(Stored entries)
Start

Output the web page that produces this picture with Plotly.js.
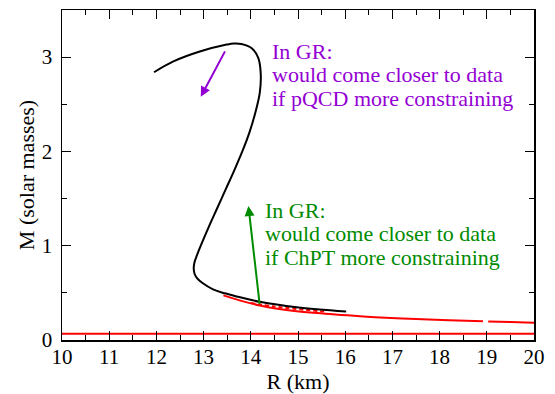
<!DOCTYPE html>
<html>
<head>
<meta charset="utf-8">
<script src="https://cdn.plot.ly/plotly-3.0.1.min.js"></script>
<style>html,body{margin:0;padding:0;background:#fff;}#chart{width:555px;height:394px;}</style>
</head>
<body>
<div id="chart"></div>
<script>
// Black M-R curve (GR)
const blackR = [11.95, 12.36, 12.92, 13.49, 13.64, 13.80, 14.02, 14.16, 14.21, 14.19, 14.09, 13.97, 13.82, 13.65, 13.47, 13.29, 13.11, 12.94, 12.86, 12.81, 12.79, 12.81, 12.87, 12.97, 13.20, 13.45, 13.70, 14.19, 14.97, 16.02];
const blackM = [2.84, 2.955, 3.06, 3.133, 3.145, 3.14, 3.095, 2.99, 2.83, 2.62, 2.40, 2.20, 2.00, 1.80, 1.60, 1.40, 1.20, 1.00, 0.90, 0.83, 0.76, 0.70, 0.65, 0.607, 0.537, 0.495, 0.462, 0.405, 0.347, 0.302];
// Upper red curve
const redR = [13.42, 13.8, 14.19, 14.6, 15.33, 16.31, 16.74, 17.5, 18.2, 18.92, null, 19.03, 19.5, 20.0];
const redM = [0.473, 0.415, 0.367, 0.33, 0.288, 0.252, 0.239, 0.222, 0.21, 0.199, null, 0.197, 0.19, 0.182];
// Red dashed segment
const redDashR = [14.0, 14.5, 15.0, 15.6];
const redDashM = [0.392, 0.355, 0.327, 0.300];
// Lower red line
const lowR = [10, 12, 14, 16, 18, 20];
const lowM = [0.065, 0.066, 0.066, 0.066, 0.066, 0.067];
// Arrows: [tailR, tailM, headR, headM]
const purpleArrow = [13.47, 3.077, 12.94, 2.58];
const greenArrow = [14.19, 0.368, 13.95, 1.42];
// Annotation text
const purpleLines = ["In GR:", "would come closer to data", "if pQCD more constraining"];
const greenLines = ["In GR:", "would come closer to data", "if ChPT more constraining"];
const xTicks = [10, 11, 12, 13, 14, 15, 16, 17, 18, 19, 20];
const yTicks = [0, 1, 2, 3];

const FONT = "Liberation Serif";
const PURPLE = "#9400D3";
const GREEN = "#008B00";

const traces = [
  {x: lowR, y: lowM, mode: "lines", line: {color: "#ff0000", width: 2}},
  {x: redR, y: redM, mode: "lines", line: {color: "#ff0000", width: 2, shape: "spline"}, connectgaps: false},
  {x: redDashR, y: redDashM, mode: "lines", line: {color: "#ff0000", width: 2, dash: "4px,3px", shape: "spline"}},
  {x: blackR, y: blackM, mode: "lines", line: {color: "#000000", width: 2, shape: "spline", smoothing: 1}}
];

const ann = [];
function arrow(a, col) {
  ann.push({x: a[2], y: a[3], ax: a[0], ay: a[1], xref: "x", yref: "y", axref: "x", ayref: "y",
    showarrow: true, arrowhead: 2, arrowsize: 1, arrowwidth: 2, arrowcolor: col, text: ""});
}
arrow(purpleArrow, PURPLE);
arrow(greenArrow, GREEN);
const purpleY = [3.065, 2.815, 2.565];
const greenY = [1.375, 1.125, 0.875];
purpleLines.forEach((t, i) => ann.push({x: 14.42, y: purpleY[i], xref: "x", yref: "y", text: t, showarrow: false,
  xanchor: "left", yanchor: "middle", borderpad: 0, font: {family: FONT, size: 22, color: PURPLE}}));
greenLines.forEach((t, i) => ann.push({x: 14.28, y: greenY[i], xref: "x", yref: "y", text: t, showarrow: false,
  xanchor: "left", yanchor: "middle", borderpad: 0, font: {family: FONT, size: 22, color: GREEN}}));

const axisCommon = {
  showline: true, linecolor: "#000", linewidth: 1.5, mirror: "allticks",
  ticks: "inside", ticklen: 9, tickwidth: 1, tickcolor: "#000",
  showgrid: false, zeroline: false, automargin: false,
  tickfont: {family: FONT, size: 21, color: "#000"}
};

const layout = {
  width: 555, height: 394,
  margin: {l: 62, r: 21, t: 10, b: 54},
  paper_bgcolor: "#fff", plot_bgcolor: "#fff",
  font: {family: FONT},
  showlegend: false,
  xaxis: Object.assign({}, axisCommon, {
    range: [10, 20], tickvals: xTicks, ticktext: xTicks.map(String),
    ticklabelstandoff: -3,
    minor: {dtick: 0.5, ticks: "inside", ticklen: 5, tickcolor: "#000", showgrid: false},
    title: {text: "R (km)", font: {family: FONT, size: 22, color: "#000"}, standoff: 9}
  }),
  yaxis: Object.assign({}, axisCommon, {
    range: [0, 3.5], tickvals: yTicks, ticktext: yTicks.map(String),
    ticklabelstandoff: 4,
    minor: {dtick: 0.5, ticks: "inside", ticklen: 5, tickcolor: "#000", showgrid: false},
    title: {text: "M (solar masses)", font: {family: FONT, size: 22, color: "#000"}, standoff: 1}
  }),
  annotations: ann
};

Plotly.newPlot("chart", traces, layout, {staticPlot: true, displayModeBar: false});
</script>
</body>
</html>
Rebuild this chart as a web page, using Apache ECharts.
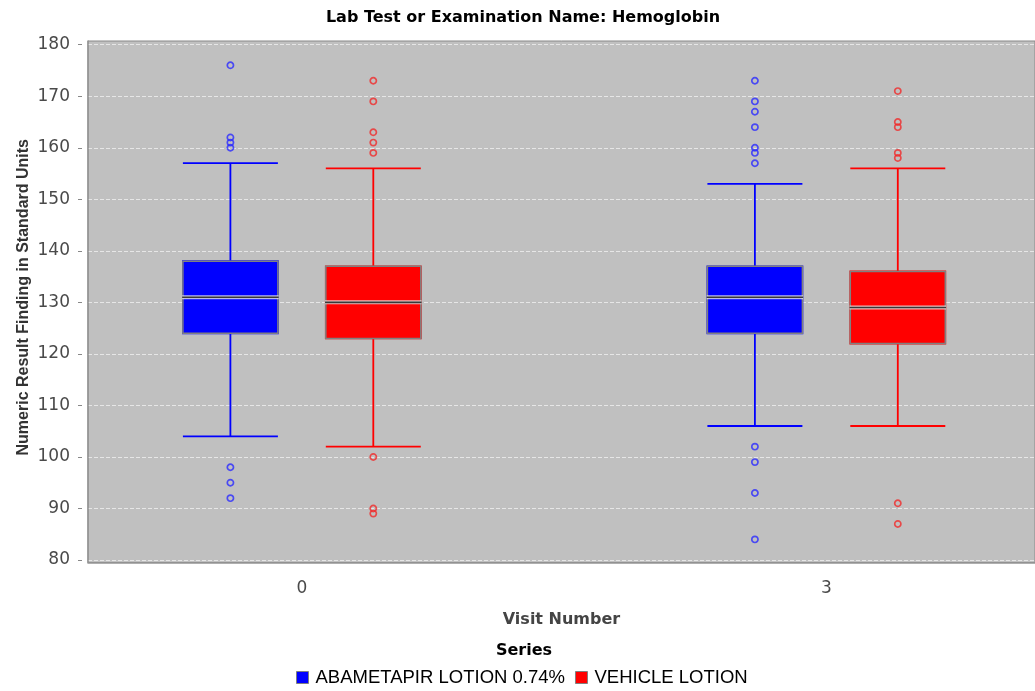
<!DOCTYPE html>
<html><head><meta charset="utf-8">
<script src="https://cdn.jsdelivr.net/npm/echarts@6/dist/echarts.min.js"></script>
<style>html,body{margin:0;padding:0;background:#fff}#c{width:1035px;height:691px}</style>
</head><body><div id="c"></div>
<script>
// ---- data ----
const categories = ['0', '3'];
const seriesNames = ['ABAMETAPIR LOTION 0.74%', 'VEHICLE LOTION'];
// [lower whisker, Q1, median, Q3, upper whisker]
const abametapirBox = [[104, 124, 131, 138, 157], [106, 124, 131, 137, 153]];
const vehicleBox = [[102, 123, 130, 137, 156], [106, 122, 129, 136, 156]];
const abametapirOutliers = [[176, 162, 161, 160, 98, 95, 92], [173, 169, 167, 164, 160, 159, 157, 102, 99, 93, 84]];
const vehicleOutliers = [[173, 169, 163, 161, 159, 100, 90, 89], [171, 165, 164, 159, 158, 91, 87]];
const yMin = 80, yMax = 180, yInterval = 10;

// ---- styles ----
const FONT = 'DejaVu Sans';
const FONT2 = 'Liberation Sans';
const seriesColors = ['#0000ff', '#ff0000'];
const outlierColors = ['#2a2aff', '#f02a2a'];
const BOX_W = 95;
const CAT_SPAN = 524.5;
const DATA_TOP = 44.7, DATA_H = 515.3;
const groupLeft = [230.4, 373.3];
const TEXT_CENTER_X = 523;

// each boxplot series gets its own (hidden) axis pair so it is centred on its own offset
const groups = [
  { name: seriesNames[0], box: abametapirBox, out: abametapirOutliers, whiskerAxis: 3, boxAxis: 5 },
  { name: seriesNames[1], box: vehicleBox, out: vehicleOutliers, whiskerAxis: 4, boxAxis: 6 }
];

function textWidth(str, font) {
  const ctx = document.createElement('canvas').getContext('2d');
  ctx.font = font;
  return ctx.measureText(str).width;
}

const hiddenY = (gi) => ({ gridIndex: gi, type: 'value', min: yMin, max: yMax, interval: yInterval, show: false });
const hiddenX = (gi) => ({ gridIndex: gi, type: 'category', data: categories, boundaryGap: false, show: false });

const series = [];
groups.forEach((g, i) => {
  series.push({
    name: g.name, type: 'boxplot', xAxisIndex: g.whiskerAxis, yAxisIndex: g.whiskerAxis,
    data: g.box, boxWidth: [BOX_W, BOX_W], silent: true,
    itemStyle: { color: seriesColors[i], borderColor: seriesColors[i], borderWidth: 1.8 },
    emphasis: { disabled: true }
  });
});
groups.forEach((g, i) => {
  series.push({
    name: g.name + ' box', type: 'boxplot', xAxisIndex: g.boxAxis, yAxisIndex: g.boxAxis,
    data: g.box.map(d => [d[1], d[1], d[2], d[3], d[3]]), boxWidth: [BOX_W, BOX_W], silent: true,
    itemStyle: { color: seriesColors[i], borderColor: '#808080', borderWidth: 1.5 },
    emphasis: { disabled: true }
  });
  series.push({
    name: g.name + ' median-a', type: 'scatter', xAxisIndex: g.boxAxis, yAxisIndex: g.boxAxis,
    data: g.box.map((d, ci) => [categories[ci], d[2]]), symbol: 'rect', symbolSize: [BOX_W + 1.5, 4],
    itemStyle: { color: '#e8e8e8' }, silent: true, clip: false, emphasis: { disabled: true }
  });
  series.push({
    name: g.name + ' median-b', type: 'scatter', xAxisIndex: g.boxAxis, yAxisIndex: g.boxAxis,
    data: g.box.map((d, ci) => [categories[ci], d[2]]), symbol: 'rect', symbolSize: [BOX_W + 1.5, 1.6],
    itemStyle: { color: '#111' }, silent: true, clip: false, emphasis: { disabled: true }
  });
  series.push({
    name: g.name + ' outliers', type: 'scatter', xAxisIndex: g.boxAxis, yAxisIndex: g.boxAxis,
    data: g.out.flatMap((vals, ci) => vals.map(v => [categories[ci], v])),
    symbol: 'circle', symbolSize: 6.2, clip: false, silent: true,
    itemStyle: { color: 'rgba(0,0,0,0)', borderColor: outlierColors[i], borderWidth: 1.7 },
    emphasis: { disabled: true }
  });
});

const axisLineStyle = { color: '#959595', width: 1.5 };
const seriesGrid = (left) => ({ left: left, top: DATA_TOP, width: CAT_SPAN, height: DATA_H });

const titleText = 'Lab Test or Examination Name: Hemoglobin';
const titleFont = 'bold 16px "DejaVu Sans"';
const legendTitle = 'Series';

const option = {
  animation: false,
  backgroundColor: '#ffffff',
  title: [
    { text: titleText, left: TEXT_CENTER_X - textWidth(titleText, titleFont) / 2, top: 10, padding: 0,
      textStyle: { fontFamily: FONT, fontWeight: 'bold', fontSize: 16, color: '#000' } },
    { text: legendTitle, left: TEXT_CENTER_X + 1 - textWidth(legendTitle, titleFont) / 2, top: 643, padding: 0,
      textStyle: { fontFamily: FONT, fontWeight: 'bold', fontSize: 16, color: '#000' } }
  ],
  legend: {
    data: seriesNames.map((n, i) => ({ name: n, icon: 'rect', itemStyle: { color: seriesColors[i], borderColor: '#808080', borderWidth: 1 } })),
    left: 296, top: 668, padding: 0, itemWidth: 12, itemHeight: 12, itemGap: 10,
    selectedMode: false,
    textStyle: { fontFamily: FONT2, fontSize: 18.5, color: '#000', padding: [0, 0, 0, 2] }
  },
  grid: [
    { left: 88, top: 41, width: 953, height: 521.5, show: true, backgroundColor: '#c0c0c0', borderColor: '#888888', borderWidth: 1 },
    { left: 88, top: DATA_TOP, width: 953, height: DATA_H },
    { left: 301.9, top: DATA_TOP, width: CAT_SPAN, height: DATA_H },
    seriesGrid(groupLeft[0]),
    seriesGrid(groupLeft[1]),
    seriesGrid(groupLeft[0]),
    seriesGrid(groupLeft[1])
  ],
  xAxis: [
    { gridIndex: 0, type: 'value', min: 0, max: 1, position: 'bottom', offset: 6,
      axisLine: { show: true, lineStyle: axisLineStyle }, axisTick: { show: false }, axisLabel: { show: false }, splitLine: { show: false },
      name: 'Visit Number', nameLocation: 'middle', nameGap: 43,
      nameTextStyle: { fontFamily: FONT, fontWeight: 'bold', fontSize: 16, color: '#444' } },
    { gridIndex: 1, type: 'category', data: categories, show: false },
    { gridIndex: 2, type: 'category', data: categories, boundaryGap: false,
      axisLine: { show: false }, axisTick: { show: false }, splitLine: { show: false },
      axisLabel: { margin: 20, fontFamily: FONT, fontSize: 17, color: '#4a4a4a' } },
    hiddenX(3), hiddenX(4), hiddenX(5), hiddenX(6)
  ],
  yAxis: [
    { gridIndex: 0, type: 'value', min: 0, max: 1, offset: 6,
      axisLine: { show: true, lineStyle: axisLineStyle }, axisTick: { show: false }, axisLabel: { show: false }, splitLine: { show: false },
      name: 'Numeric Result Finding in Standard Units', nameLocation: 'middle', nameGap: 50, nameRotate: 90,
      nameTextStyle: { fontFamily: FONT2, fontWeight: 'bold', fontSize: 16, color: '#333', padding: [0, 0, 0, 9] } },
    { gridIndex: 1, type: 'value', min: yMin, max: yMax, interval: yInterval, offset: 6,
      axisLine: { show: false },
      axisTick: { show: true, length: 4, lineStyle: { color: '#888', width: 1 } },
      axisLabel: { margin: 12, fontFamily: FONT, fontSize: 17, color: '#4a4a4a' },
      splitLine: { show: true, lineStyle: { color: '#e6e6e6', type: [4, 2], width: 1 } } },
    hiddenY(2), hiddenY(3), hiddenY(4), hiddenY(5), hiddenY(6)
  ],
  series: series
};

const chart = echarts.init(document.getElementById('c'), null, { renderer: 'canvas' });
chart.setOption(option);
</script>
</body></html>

End

REQUIRED TASK> Read through the entries and copy every line that includes "page".

RESULT OF THIS TASK>
Output the web page that produces this picture with Plotly.js.
Rebuild this chart as a web page, using Apache ECharts.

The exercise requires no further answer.